Scranton business students are set on career path through mentoring, internship programs, which Linda McGowan ’80 helped build.

Linda Mathers McGowan ‘80 stays actively engaged with her alma mater as a member of the Kania School of Management Advisory Board.
Linda Mathers McGowan ‘80 stays actively engaged with her alma mater as a member of the Kania School of Management Advisory Board.

Linda Mathers McGowan ‘80 can relate to students who hail from small towns and lack high-powered connections. She comes from tiny Apalachin, N.Y., and when she began studying accounting at the University, she had an unusual plan B regarding tuition. “I have eight brothers and sisters,” she said. “So I had to beg and borrow — I paid my own way through school. My back-up plan, in the event I couldn’t earn enough to pay for room and board, was to live with my grandparents in a suburb of Scranton.”

Fortunately, a job at the University’s cafeteria kept the grandparents’ spare bedroom empty. It also gave McGowan the unique opportunity to bond with some of her professors outside of the classroom. She frequently worked catered events, like faculty parties. In this setting, she had a chance to form a friendship with her accounting professor John P. McLean. “He became my mentor,” McGowan said. “We would have career discussions. When I started getting offers (McGowan had offers from all the then-Big 8 accounting firms), he would go over them with me.”

In the end, McGowan chose to join Coopers Lybrand, now PricewaterhouseCoopers (PwC) in New York City. She made the decision because “the firm’s values fit with those of Scranton. This firm has an emphasis on giving back.”

Since joining the prestigious firm, McGowan has given back to Scranton in a big way. She has been instrumental in building an internship program for Scranton students at PwC offices all over the country. The highly successful program began with a conversation she had with a partner in 2002. “Sarbanes Oxley had just passed, and we were going to be very busy that audit season. My partner said, ‘Scranton has that long winter break, maybe we can get some interns.’”

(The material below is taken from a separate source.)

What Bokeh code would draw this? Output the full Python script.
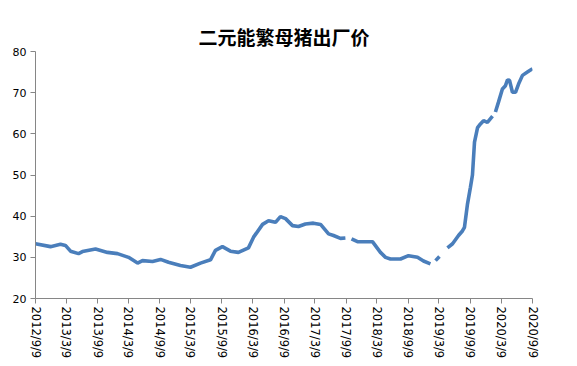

McGowan worked with Brian Carpenter, Ph.D., professor of accounting, to establish the program. The first group of students excelled, as did the next. Each group worked in McGowan’s Banking and Capital Markets area . . . that is until McGowan got a call from HR saying, “You can’t have them all!” Now Scranton interns can be found in every PwC practice area.

With the interns came an insight that Scranton students could benefit from some professional mentoring. “Our students are hard-working and enthusiastic,” McGowan said. “But assuming good grades, what makes a candidate stand out is demonstrating leadership, teamwork and initiative.” The Kania School Mentoring Program was developed to help with this.

As a mentor, McGowan aids students with whatever they personally want to accomplish. Sometimes it’s helping them make contacts in a particular field or firm; other times it’s helping with interview preparation. “Sometimes it’s something as simple as noticing they just put ‘Business Leadership student’ on their resume. What does that mean? They need to explain this is an exclusive honors program.”

The mentoring has achieved remarkable results. Last year, 15 students got 15 coveted internships at PwC, and each subsequently got a job with the firm.

McGowan said she plans to continue to help the University, both through her present work and also by encouraging more students to become accounting professors. To that end, Scranton has already been a recipient of a PwC research grant.

Looking back, McGowan said, it was “quite a challenge going from Apalachin to New York City, but the University gave me my background and ability to think through business problems. I want to help others make that same transition.”